U.N. chief peacekeeper Herve Ladsous said on Thursday there is "no plan B" for Syria, urging all parties to implement the plan brokered by U.N.-Arab League envoy Kofi Annan to stop the deadly violence.
Speaking to reporters as fighting raged across Syria between government troops and rebels, Ladsous said "everything should be done to reduce and put an end to the violence and that includes, of course, the use of heavy weapons by official forces."
"At the same time, everything should contribute to the political process. And there is one political process for the time being, that is the six-point plan of the Joint Special Envoy Kofi Annan.
"And as you know, and has been said time and again, there is no plan B. There is no alternative to that," he added.
Annan brokered a six-point peace plan in March calling for an inclusive political process, a ceasefire, humanitarian assistance, release of arbitrarily detained persons, freedom of movement for journalists, and to allow peaceful demonstrations.

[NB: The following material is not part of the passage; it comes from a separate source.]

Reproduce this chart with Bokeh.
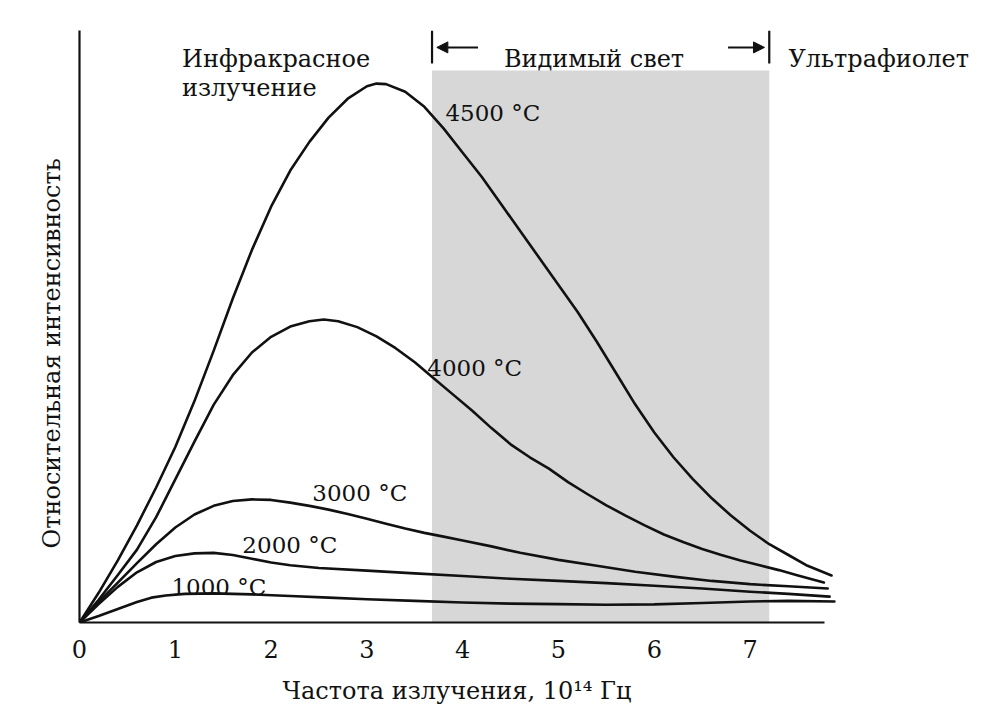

The truce set for April 12 never took hold and the conflict has killed more than 19,000 people since it first erupted in March 2011, according to the Syrian Observatory for Human Rights.
"Syrians killing Syrians is something that should not continue," said Ladsous.
Ladsous also stressed that the United Nations would remain engaged in Syria, although on July 20 the Security Council voted to extend the mandate of an observer mission for a "final" 30 days.
"Contrary to what some of you have been thinking and writing, the U.N. is in no way packing and going home," Ladsous told reporters.
"We will try our best to contribute to find a solution," he said.
On Wednesday Ladsous said that half of the members of the 300-strong observer mission have left the country temporarily.
On Thursday he added that these members "will be recalled to duty" should circumstances change.